This kid at Yale says rich people with Canada Goose coats deserve your sympathy too

He’s sick of being made to feel different for his enormous wealth

Is your Canada Goose jacket weighing you down? Is your membership to an exclusive private club causing you social friction? Do you feel that your MacBook marks you as an elitist? Well great news! There is at least one other brazenly insensitive, hopelessly out of touch, weak-willed snob out there and he just so happens to be a guest columnist for The Yale Daily News.

Are you sure

Are you sure

Kathan Roberts describes the pain he feels as a fabulously wealthy junior at Yale, saying students like him "must sanitize discussions about their everyday lives of any mention of wealth and incur the ire of their peers whenever they slip up" and that they too need empathy and support.

One such case is recounted in lurid detail. Roberts writes:

"Last summer, two friends of mine found themselves in New York City. One day, one texted the other asking where she was, and the other responded that she was at such-and-such private club. It was a purely utilitarian statement, meant only to communicate a location, but the first friend got mad, thinking the other was bragging. The privileged among us experience an unrelenting, hidden struggle."

If those who can afford to spend their nights in “such and such private clubs" are entitled to empathy then I can only assume that the other 99 percent of students across the country are entitled to a free car.

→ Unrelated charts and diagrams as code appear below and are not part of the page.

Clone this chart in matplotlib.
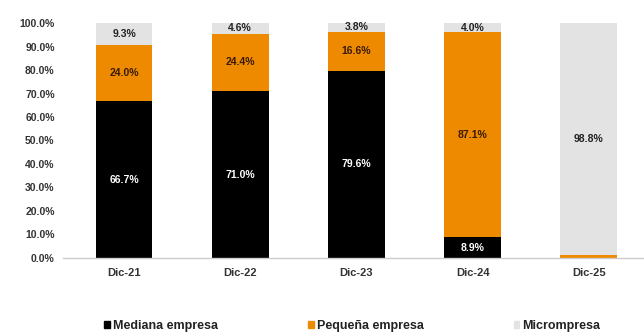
import numpy as np
import matplotlib
matplotlib.use("Agg")
import matplotlib.pyplot as plt
from matplotlib.patches import Patch

plt.rcParams['font.family'] = ['Liberation Sans', 'DejaVu Sans']

categories = ['Dic-21', 'Dic-22', 'Dic-23', 'Dic-24', 'Dic-25']
mediana = [66.7, 71.0, 79.6, 8.9, 0.0]
pequena = [24.0, 24.4, 16.6, 87.1, 1.2]
micro = [9.3, 4.6, 3.8, 4.0, 98.8]

c_med = '#000000'
c_peq = '#ee8a00'
c_mic = '#e3e3e3'

fig = plt.figure(figsize=(6.44, 3.35), dpi=100)
ax = fig.add_axes([0.0978, 0.2299, 0.907, 0.7014])

x = np.arange(len(categories))
w = 0.49
mediana = np.array(mediana)
pequena = np.array(pequena)
micro = np.array(micro)

ax.bar(x, mediana, w, color=c_med, label='Mediana empresa')
ax.bar(x, pequena, w, bottom=mediana, color=c_peq, label='Pequeña empresa')
ax.bar(x, micro, w, bottom=mediana + pequena, color=c_mic, label='Micrompresa')

# segment labels
fs = 7.5
for i in range(len(categories)):
    if mediana[i] > 0:
        ax.text(x[i], mediana[i] / 2, f'{mediana[i]:.1f}%', ha='center', va='center',
                color='white', fontsize=fs, fontweight='bold')
    if pequena[i] > 3:
        ax.text(x[i], mediana[i] + pequena[i] / 2, f'{pequena[i]:.1f}%', ha='center',
                va='center', color='#3a1a00', fontsize=fs, fontweight='bold')
    ax.text(x[i], mediana[i] + pequena[i] + micro[i] / 2, f'{micro[i]:.1f}%', ha='center',
            va='center', color='#222222', fontsize=fs, fontweight='bold')

ax.set_xlim(-0.525, 4.5)
ax.set_ylim(0, 100)
ax.set_yticks(np.arange(0, 101, 10))
ax.set_yticklabels([f'{v:.1f}%' for v in np.arange(0, 101, 10)])
ax.set_xticks(x)
ax.set_xticklabels(categories)
for lab in ax.get_xticklabels() + ax.get_yticklabels():
    lab.set_fontweight('bold')
    lab.set_color('#333333')
ax.tick_params(axis='y', length=0, labelsize=7.5, pad=6)
ax.tick_params(axis='x', length=0, labelsize=8, pad=7)

for s in ['top', 'right', 'left']:
    ax.spines[s].set_visible(False)
ax.spines['bottom'].set_color('#cccccc')
ax.spines['bottom'].set_linewidth(1.0)

handles = [Patch(color=c_med), Patch(color=c_peq), Patch(color=c_mic)]
leg = fig.legend(handles, ['Mediana empresa', 'Pequeña empresa', 'Micrompresa'],
                 loc='center left', bbox_to_anchor=(0.152, 0.026), ncol=3,
                 frameon=False, borderpad=0, handlelength=0.45, handleheight=0.45,
                 handletextpad=0.25, columnspacing=7.2,
                 prop={'size': 9, 'weight': 'bold'})
for t in leg.get_texts():
    t.set_color('#222222')

fig.savefig('out.png', dpi=100)
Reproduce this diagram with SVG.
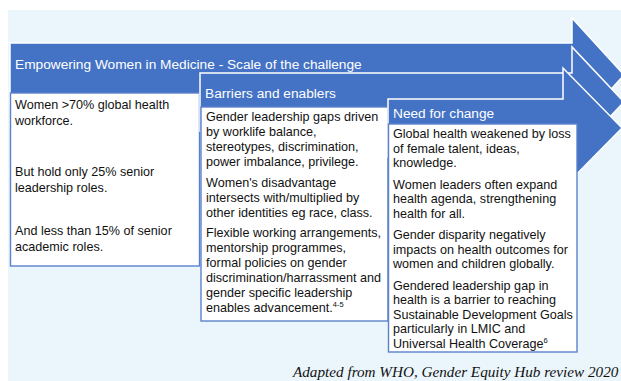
<svg xmlns="http://www.w3.org/2000/svg" width="621" height="381" viewBox="0 0 621 381">
<style>
.arrow{fill:#4472C4;stroke:#FFFFFF;stroke-width:1.5;stroke-linejoin:miter}
.box{fill:#FFFFFF;stroke:#5A82CC;stroke-width:1.4}
.hd{font-family:"Liberation Sans",Arial,sans-serif;font-size:13.7px;fill:#FFFFFF}
.tx{font-family:"Liberation Sans",Arial,sans-serif;font-size:12.6px;fill:#111111}
.sup{font-size:7.5px}
.cap{font-family:"Liberation Serif","Times New Roman",serif;font-style:italic;font-size:15.2px;fill:#111111}
</style>
<rect x="8" y="10" width="613" height="371" fill="#EBF6FC"/>
<g id="connectors"/>
<g id="stage1">
<polygon class="arrow" points="10,43 572,43 572,18 624,75 572,132 572,107 10,107"/>
<text class="hd" x="15" y="69">Empowering Women in Medicine - Scale of the challenge</text>
<rect class="box" x="10.5" y="93" width="189" height="173"/>
<text class="tx" x="15" y="109">Women &gt;70% global health</text>
<text class="tx" x="15" y="125">workforce.</text>
<text class="tx" x="15" y="176">But hold only 25% senior</text>
<text class="tx" x="15" y="192">leadership roles.</text>
<text class="tx" x="15" y="235">And less than 15% of senior</text>
<text class="tx" x="15" y="251">academic roles.</text>
</g>
<g id="stage2">
<polygon class="arrow" points="200,73 572,73 572,47 624,102 572,157 572,131 200,131"/>
<text class="hd" x="205" y="98">Barriers and enablers</text>
<rect class="box" x="201" y="107" width="187" height="214"/>
<text class="tx" x="206" y="121">Gender leadership gaps driven</text>
<text class="tx" x="206" y="136">by worklife balance,</text>
<text class="tx" x="206" y="151">stereotypes, discrimination,</text>
<text class="tx" x="206" y="166">power imbalance, privilege.</text>
<text class="tx" x="206" y="187">Women's disadvantage</text>
<text class="tx" x="206" y="202">intersects with/multiplied by</text>
<text class="tx" x="206" y="217">other identities eg race, class.</text>
<text class="tx" x="206" y="237">Flexible working arrangements,</text>
<text class="tx" x="206" y="252">mentorship programmes,</text>
<text class="tx" x="206" y="267">formal policies on gender</text>
<text class="tx" x="206" y="282">discrimination/harrassment and</text>
<text class="tx" x="206" y="297">gender specific leadership</text>
<text class="tx" x="206" y="312">enables advancement.<tspan class="sup" dy="-5">4-5</tspan></text>
</g>
<g id="stage3">
<polygon class="arrow" points="388,99 563,99 563,68 622,128 563,188 563,157 388,157"/>
<text class="hd" x="393" y="118">Need for change</text>
<rect class="box" x="388.5" y="124" width="188.5" height="228"/>
<text class="tx" x="393" y="138">Global health weakened by loss</text>
<text class="tx" x="393" y="152.5">of female talent, ideas,</text>
<text class="tx" x="393" y="167">knowledge.</text>
<text class="tx" x="393" y="188.5">Women leaders often expand</text>
<text class="tx" x="393" y="203">health agenda, strengthening</text>
<text class="tx" x="393" y="217.5">health for all.</text>
<text class="tx" x="393" y="239">Gender disparity negatively</text>
<text class="tx" x="393" y="253.5">impacts on health outcomes for</text>
<text class="tx" x="393" y="268">women and children globally.</text>
<text class="tx" x="393" y="289.5">Gendered leadership gap in</text>
<text class="tx" x="393" y="304">health is a barrier to reaching</text>
<text class="tx" x="393" y="318.5">Sustainable Development Goals</text>
<text class="tx" x="393" y="333">particularly in LMIC and</text>
<text class="tx" x="393" y="347.5">Universal Health Coverage<tspan class="sup" dy="-5">6</tspan></text>
</g>
<text id="caption" class="cap" x="293" y="377">Adapted from WHO, Gender Equity Hub review 2020</text>
</svg>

He also writes: "Surprisingly, despite the vitriol aimed at the privileged, our discussions of the underprivileged are remarkably empathetic." Surely this has to be satire.

When you think that this article couldn’t get any worse, Roberts goes onto suggest that a degree from Yale automatically catapults you into the one percent and that if his fellow Yalies lift up the proverbial hood of their Canada Goose jackets, they will find themselves.

He has given himself the authority to lump every Yale student into the same indistinguishable blob of humanity. It seems as if he genuinely believes that generations of actual oppression and disadvantage are rendered null and void by an Ivy League degree. In one last glorious melodramatic outbreak Roberts claims that "we are now the privileged few, and their lifestyles will soon be ours."

Unluckily for Roberts, there are quite a number of students who don’t have access to private clubs or sport thousand-dollars coats. To take us home, I leave you with the words of one of the comments on Roberts' extremely bad article:

"Wow, I really wish the extent of my struggles as a poor kid at Yale were the 'social friction' that occurs when I can't get Junzi night lunch with my friends, instead of the appointments I have to make with my professors when I can't finish my homework because I'm working as many hours as my two jobs will allow so I can pay my tuition this semester, or the food stamps my parents will have to stretch over six mouths to feed instead of five when I go home (on a relative's airline miles, because we couldn't afford it otherwise) for break, or the constant terror that something will happen to the Medicaid that's the only insurance my family can afford.

"It would be so nice if the potential for class mobility that my eventual Yale degree will doubtlessly afford me upon graduation were magically conferred upon me now, as you seem to think it is. It would be so nice if being at a rich institution fixed my social status and made it so I've never wanted for money at all. It would be so nice if Yale weren't a skewed but workable microcosm of society at large, where poor students continue to have to bump elbows with the grotesque privilege and ignorance of the rich and are — apparently — expected to soothe the troubled feelings that arise when the rich are forced to confront the advantages they enjoy.

"But that's not how anything works. You can make a good and valuable and important point about the inherent benefits we all receive by attending an Ivy League, regardless of class. You can talk about the structures of wealth and reputation that enable Ivy League schools to give us those benefits. You can also do so without being insensitive and willfully obtuse. I would suggest you do."